Input data:
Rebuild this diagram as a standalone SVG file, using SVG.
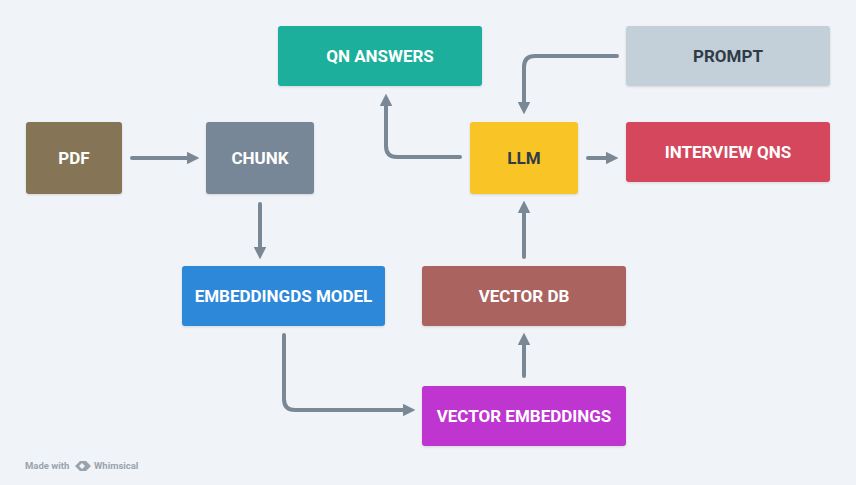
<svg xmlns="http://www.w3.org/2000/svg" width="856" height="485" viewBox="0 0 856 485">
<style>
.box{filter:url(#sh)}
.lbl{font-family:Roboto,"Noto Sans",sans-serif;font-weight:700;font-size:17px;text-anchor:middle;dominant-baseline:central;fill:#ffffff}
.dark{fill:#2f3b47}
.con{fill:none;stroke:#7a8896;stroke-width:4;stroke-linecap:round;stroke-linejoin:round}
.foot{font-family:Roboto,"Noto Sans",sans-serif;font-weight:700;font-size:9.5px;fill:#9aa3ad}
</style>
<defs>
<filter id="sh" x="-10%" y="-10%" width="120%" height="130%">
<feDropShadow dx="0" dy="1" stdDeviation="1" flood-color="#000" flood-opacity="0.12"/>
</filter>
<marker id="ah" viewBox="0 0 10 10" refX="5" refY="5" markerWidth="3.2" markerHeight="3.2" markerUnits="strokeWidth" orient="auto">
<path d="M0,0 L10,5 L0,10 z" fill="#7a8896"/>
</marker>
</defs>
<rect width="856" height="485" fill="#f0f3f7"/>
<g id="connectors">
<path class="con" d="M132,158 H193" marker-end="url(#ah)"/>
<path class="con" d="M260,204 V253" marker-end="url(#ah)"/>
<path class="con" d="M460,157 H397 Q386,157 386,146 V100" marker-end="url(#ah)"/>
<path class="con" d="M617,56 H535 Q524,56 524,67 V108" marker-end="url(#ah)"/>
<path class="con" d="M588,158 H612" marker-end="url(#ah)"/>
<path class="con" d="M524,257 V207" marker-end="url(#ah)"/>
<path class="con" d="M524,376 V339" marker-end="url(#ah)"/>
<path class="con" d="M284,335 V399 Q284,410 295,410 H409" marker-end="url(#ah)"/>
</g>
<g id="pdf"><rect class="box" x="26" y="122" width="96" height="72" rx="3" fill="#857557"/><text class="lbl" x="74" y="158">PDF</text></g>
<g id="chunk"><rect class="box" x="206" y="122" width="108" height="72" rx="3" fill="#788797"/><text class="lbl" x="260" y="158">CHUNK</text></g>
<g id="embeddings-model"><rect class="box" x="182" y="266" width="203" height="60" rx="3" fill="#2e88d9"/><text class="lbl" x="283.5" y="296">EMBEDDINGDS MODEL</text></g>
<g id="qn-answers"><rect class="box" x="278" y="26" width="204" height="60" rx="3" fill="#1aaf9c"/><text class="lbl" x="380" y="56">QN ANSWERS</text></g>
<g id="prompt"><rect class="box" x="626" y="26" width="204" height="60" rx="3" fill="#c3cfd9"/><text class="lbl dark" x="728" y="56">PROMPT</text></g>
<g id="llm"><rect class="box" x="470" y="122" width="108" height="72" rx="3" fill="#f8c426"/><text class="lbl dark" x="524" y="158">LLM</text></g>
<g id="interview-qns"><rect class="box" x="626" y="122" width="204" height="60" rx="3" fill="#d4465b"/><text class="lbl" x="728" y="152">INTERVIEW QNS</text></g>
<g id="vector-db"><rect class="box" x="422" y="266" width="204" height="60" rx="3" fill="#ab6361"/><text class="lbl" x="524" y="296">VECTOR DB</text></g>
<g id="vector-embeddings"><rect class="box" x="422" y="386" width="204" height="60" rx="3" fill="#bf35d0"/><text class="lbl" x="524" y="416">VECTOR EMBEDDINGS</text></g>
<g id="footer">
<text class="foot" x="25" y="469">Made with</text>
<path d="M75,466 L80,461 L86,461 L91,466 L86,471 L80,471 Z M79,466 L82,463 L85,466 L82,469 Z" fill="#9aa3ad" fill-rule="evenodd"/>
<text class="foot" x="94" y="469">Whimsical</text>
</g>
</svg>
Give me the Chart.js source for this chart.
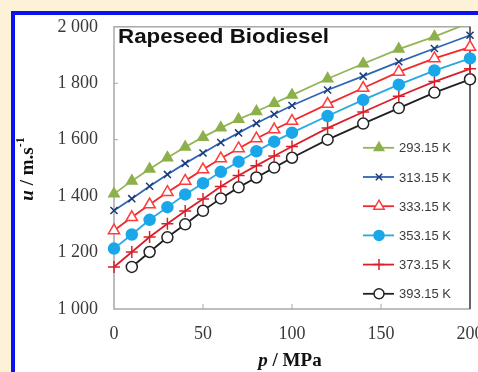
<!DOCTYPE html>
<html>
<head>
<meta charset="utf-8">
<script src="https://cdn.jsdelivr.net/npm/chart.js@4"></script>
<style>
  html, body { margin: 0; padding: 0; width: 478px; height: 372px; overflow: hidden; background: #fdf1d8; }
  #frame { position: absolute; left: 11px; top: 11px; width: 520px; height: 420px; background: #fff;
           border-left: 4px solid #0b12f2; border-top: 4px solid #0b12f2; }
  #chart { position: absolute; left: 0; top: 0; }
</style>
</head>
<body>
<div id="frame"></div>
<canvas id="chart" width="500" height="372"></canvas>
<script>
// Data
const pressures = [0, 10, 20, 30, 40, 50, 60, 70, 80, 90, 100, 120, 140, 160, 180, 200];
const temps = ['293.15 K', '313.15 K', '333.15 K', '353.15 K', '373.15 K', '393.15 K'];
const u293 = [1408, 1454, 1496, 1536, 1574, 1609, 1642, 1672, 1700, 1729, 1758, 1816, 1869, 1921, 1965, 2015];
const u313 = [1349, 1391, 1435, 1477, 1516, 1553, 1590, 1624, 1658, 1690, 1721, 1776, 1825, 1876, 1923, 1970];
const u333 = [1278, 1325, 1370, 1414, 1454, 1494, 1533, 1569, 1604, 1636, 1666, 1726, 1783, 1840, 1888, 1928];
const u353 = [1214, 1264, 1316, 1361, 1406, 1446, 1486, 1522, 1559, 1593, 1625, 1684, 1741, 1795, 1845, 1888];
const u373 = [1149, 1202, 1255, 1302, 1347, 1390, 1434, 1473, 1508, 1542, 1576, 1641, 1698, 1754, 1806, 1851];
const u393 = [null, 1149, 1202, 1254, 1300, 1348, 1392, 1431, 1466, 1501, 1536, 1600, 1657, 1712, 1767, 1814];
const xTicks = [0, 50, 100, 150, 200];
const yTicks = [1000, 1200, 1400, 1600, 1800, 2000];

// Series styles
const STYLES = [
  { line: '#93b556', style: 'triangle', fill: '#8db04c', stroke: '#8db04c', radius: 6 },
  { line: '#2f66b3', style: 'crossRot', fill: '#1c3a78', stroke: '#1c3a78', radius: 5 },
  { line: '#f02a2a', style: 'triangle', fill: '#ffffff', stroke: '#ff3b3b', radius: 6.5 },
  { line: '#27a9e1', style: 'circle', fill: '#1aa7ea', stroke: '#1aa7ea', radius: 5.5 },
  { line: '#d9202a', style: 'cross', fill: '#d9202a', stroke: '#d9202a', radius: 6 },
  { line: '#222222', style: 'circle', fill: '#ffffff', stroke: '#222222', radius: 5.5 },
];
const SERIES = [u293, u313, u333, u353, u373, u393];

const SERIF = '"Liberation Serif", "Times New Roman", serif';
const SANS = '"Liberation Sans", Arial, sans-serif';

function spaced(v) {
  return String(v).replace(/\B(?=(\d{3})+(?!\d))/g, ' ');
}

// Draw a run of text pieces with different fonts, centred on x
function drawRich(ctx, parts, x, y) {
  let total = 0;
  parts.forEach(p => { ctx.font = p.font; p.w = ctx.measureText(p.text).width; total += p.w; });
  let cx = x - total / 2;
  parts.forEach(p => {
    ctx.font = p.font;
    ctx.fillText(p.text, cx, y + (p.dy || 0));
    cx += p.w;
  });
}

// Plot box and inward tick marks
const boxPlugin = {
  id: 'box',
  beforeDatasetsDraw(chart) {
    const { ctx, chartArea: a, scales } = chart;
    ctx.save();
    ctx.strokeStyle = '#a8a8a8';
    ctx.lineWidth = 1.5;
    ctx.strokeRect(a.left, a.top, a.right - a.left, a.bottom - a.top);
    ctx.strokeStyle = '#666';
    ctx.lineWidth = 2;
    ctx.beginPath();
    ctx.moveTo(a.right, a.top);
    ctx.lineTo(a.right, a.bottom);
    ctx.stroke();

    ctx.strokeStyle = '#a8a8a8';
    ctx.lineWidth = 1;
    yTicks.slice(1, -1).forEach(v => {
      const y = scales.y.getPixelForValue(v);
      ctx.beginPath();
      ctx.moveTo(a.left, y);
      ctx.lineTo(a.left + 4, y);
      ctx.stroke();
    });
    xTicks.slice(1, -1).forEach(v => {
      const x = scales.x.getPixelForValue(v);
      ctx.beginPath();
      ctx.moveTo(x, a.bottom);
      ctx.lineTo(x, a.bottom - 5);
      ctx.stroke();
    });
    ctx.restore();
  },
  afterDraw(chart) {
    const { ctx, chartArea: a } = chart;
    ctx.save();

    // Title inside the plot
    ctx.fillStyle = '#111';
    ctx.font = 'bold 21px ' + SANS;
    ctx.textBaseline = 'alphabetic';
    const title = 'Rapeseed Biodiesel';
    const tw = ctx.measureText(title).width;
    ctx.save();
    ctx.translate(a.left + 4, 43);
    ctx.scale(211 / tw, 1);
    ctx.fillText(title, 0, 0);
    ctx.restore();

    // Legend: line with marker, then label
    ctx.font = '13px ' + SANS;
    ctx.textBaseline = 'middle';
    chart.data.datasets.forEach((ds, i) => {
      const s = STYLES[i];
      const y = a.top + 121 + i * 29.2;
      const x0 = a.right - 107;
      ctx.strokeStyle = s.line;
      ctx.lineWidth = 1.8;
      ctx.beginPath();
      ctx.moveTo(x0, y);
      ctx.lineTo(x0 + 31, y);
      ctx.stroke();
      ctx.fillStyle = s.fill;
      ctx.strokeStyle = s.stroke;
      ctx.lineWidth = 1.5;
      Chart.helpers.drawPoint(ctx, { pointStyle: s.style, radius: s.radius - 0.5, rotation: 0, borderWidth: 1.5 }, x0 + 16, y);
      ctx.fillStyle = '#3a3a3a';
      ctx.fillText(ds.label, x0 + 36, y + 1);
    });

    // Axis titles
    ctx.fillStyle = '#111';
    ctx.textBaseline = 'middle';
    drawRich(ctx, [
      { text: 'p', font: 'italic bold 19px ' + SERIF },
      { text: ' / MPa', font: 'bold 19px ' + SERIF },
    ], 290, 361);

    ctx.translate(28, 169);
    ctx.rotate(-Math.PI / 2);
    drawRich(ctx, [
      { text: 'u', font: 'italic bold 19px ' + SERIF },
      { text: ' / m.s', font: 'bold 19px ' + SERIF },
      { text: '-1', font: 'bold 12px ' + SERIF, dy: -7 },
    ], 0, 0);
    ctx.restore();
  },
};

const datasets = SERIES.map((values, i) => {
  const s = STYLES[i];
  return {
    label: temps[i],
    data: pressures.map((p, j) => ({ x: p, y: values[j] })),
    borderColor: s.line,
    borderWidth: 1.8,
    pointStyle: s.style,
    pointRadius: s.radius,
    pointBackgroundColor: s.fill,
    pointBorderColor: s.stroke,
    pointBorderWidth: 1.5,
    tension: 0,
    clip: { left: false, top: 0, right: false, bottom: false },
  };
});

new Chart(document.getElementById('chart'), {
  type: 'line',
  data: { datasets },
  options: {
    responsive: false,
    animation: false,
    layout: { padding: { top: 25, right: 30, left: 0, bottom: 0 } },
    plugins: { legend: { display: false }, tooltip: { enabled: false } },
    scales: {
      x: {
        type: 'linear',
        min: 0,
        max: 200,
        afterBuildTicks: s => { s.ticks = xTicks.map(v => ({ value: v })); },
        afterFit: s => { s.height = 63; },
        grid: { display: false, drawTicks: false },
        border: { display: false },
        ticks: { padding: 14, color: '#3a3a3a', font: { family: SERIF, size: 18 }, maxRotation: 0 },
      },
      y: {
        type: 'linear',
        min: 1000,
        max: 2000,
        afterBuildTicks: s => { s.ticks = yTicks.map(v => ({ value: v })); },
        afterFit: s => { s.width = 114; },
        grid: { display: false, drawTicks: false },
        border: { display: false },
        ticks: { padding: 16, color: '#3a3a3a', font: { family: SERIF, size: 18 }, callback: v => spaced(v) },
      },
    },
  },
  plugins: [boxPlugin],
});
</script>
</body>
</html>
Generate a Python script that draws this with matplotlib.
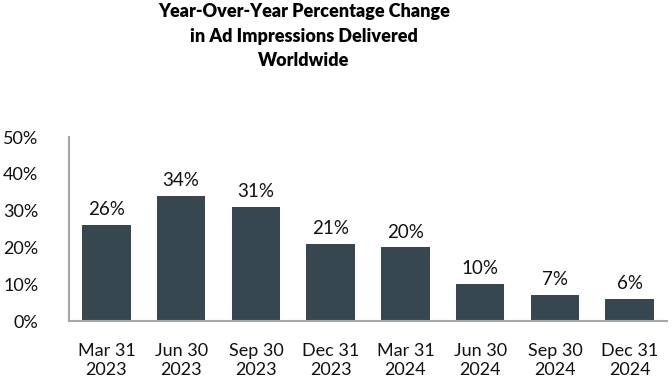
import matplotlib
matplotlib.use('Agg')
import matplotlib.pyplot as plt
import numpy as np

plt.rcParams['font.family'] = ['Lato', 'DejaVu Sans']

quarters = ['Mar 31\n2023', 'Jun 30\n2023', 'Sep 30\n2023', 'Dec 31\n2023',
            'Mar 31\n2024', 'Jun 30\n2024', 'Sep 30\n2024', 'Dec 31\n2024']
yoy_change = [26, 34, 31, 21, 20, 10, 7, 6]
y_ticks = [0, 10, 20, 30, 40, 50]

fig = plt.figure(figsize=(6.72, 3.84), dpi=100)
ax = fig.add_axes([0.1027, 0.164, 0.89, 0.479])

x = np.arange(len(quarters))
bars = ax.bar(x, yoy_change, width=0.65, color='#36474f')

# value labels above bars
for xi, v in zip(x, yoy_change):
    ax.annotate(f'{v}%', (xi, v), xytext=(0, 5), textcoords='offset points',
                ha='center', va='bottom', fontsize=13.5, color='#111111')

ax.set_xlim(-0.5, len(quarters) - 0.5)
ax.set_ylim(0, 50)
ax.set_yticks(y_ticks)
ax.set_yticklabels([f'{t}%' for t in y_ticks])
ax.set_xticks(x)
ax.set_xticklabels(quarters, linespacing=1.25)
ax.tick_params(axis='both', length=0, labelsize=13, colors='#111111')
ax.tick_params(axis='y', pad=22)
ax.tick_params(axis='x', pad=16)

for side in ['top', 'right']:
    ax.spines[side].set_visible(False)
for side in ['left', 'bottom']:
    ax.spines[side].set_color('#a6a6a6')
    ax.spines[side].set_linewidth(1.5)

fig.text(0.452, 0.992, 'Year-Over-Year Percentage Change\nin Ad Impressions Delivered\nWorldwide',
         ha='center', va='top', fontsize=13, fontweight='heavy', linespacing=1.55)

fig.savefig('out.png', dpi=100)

Directions:
Scan the material above and determine how many lines include the word "matplotlib"; report only the number.

Answer to the exercise:
4